Rambam teaches us that our "place" is not merely where we sleep; it’s where we choose to be. In our modern, hectic lives, we often feel like we are "stuck" in our routines—work, commute, home, sleep. We feel bound by invisible limits. Eruv Techumin challenges that. It forces us to ask: Where do I want to be?
When we engage in this practice, we are asserting that our physical location is a matter of agency. If you want to spend your Shabbat connected to a community or a sanctuary that is just outside your normal "limit," you have the power to bridge that distance. In family life, this translates to the intentionality of our presence. How often are we physically at the dinner table but mentally a thousand miles away? By "depositing our food"—our energy, our attention, our prepared words of Torah—in a specific spot, we are saying, "This is where I am building my foundation." We don't have to be slaves to our geography. We can decide to be present where it matters most.
Insight 2: The Logic of Leniency and Trust
The Rambam spends a significant amount of time discussing the "doubts" regarding the eruv. What if the food gets lost? What if it’s a holiday? What if an avalanche falls on it? The common thread is a profound, almost radical grace. The law leans toward allowing the person to reach their destination.
Think about the "agent" clause—the ability to send someone else to do this for us. It reminds us that we don't have to carry the burden of everything alone. We can empower others, and we can trust in the "status quo" of our intentions. If you set out with the right heart, the law doesn't go looking for ways to disqualify you. In our homes, this is the ultimate lesson in "giving the benefit of the doubt." When family members have good intentions but things go wrong (the "avalanche" of a messy schedule or a forgotten chore), we should, like the Sages, look for the legal path—the halachic way—to keep the connection valid. Don't invalidate the relationship because the "food" wasn't perfectly placed. If the intent was there, the "Eruv" is intact.
Micro-Ritual
The "Friday Afternoon Compass": Before you light your candles or say Kiddush, take three minutes with your family or partner. Ask: "What is the one place or the one 'state of mind' I want to be in for this Shabbat?"
Maybe it’s not a physical place, but a "space" of peace.
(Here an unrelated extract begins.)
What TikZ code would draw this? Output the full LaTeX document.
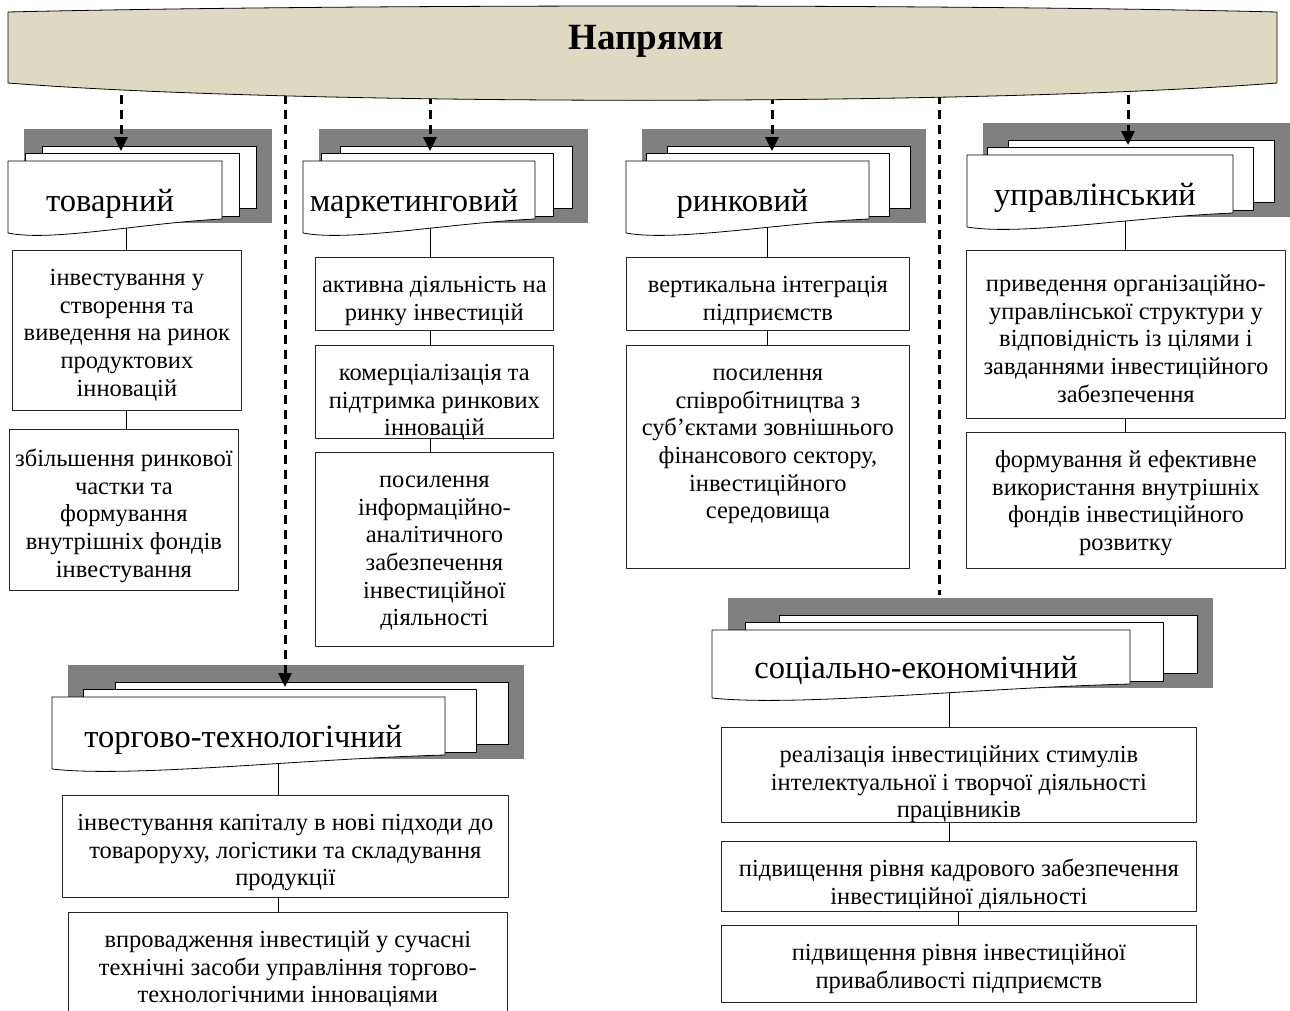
\documentclass[tikz,border=0pt]{standalone}
\usepackage{fontspec}
\setmainfont{Liberation Serif}
\usetikzlibrary{arrows.meta}
\pgfdeclarelayer{links}
\pgfsetlayers{links,main}

\definecolor{bannerfill}{RGB}{221,217,195}
\definecolor{shadowgray}{RGB}{128,128,128}

% stack of pages: name, grey shadow (x1,y1,x2,y2), right edge of front sheet, label
\newcommand{\pagestack}[7]{%
  \pgfmathsetmacro{\pgshift}{(#4-16-#6)/2}
  \fill[shadowgray] (#2,#3) rectangle (#4,#5);
  \filldraw[sheet] (#2-16+2*\pgshift,#3+17) rectangle (#4-16,#5-15);
  \filldraw[sheet] (#2-16+\pgshift,#3+24) rectangle (#6+\pgshift,#5-7);
  \filldraw[sheet] (#2-16,#3+32)--(#6,#3+32)--(#6,#5-4)
    .. controls ({#2-16+0.63*(#6-#2+16)},#5) and ({#2-16+0.2*(#6-#2+16)},#5+19) .. (#2-16,#5+10)--cycle;
  \node[headlabel] (#1) at ({(#2-16+#6)/2-5},{(#3+32+#5)/2+12}) {#7};
  \coordinate (#1top) at (#2,#3+22);
}
% text of a box: [top pad]{width}{height}{lines}
\newcommand{\cellbox}[4][16]{\parbox[c][#3pt][t]{#2pt}{\centering\vspace*{#1pt}\strut#4}}

\begin{document}
\begin{tikzpicture}[x=1pt,y=-1pt,line join=round,
  sheet/.style={fill=white,draw=black,line width=0.8pt},
  headlabel/.style={font=\fontsize{32.5}{36}\selectfont,inner sep=0pt},
  infobox/.style={draw=black!85,line width=0.8pt,inner sep=0pt,anchor=north west,
    font=\fontsize{24.5}{27.6}\selectfont},
  link/.style={line width=1pt},
  dashlink/.style={line width=3pt,dash pattern=on 9pt off 6pt},
  flow/.style={dashlink,-{Triangle[length=14pt,width=13pt]}},
  banner/.style={fill=bannerfill,draw=black,line width=0.8pt}]
\useasboundingbox (0,0) rectangle (1290,1010);

\pagestack{tov}{24}{129}{272}{223}{222}{товарний}
\pagestack{mar}{319}{129}{588}{223}{535}{маркетинговий}
\pagestack{rin}{642}{129}{926}{223}{869}{ринковий}
\pagestack{upr}{983}{123}{1290}{217}{1233}{управлінський}
\pagestack{tor}{68}{665}{524}{759}{445}{торгово-технологічний}
\pagestack{soc}{728}{598}{1213}{688}{1130}{соціально-економічний}

\node[infobox] (tov1) at (12,250) {\cellbox{229}{160}{інвестування у\\створення та\\виведення на ринок\\продуктових\\інновацій}};
\node[infobox] (tov2) at (9,429) {\cellbox[18]{229}{161}{збільшення ринкової\\частки та\\формування\\внутрішніх фондів\\інвестування}};

\node[infobox] (mar1) at (315,257) {\cellbox{238}{73}{активна діяльність на\\ринку інвестицій}};
\node[infobox] (mar2) at (315,345) {\cellbox{238}{93}{комерціалізація та\\підтримка ринкових\\інновацій}};
\node[infobox] (mar3) at (315,452) {\cellbox{238}{194}{посилення\\інформаційно-\\аналітичного\\забезпечення\\інвестиційної\\діяльності}};

\node[infobox] (rin1) at (626,257) {\cellbox{283}{73}{вертикальна інтеграція\\підприємств}};
\node[infobox] (rin2) at (626,345) {\cellbox{283}{223}{посилення\\співробітництва з\\суб’єктами зовнішнього\\фінансового сектору,\\інвестиційного\\середовища}};

\node[infobox] (upr1) at (966,250) {\cellbox[22]{319}{168}{приведення організаційно-\\управлінської структури у\\відповідність із цілями і\\завданнями інвестиційного\\забезпечення}};
\node[infobox] (upr2) at (966,432) {\cellbox{319}{136}{формування й ефективне\\використання внутрішніх\\фондів інвестиційного\\розвитку}};

\node[infobox] (tor1) at (62,795) {\cellbox{446}{102}{інвестування капіталу в нові підходи до\\товароруху, логістики та складування\\продукції}};
\node[infobox] (tor2) at (68,912) {\cellbox{439}{110}{впровадження інвестицій у сучасні\\технічні засоби управління торгово-\\технологічними інноваціями}};

\node[infobox] (soc1) at (721,727) {\cellbox{475}{95}{реалізація інвестиційних стимулів\\інтелектуальної і творчої діяльності\\працівників}};
\node[infobox] (soc2) at (721,841) {\cellbox{475}{70}{підвищення рівня кадрового забезпечення\\інвестиційної діяльності}};
\node[infobox] (soc3) at (721,925) {\cellbox{475}{77}{підвищення рівня інвестиційної\\привабливості підприємств}};

\begin{pgfonlayer}{links}
\draw[link] (tov1.north) -- (tov1.north |- tov);
\draw[link] (tov1.south) -- (tov1.south |- tov2.north);
\draw[link] ([xshift=-4pt]mar1.north) -- ([xshift=-4pt]mar1.north |- mar);
\draw[link] ([xshift=-4pt]mar1.south) -- ([xshift=-4pt]mar1.south |- mar2.north);
\draw[link] ([xshift=-4pt]mar2.south) -- ([xshift=-4pt]mar2.south |- mar3.north);
\draw[link] (rin1.north) -- (rin1.north |- rin);
\draw[link] (rin1.south) -- (rin1.south |- rin2.north);
\draw[link] (upr1.north) -- (upr1.north |- upr);
\draw[link] (upr1.south) -- (upr1.south |- upr2.north);
\draw[link] ([xshift=-7pt]tor1.north) -- ([xshift=-7pt]tor1.north |- tor);
\draw[link] ([xshift=-7pt]tor1.south) -- ([xshift=-7pt]tor1.south |- tor2.north);
\draw[link] ([xshift=-9pt]soc1.north) -- ([xshift=-9pt]soc1.north |- soc);
\draw[link] ([xshift=-9pt]soc1.south) -- ([xshift=-9pt]soc1.south |- soc2.north);
\draw[link] (soc2.south) -- (soc2.south |- soc3.north);
\end{pgfonlayer}

    \coordinate (s1) at (121,80);
    \coordinate (s2) at (285,80);
    \coordinate (s3) at (430,80);
    \coordinate (s4) at (772,80);
    \coordinate (s5) at (939,80);
    \coordinate (s6) at (1128,80);
    \coordinate (socend) at (939,595);

\draw[flow] (s1) -- (s1 |- tovtop);
\draw[flow] (s2) -- (s2 |- tortop);
\draw[flow] (s3) -- (s3 |- martop);
\draw[flow] (s4) -- (s4 |- rintop);
\draw[dashlink] (s5) -- (socend);
\draw[flow] (s6) -- (s6 |- uprtop);

\filldraw[banner] (8,12) .. controls (350,4) and (950,4) .. (1277,12)--(1277,83)
  .. controls (980,106) and (300,106) .. (8,83)--cycle;
\node[font=\fontsize{37}{42}\selectfont\bfseries] (napr) at (646,41) {Напрями};
\end{tikzpicture}
\end{document}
Take a small item—a candle, a book, or a specific piece of fruit—and place it in a central, visible spot in your home (your "Eruv" spot). Say: "With this, I am setting the boundary of my peace for the next 25 hours." When you feel yourself getting stressed or wanting to "run" out of your Shabbat calm, look at that spot and remember: you already declared this space your base. You don't need to wander; you are already at your destination.
Sing-able Niggun/Line: (To the tune of a slow, wandering camp song) “L’chah dodi, l’chah dodi... My heart is the place where the Shabbat will be.”
Chevruta Mini
- The Geography of Choice: If you could magically move your "base of operations" for one Shabbat to anywhere, even if it’s just a specific chair in your house or a park bench, where would it be and why?
- The Agent of Grace: When in your life have you "sent an agent"—delegated a task or asked for help—and felt the relief of not having to manage every single detail yourself? How does that relate to trusting those around you?
Takeaway
Eruv Techumin is the Torah’s way of saying that your boundaries are not fixed by fate; they are fixed by your focus. By intentionally choosing where we plant our energy, we transform "being stuck" into "being grounded." This weekend, don't just exist in your home—establish it. Plant your marker, define your space, and walk in the freedom of having chosen exactly where you want to be.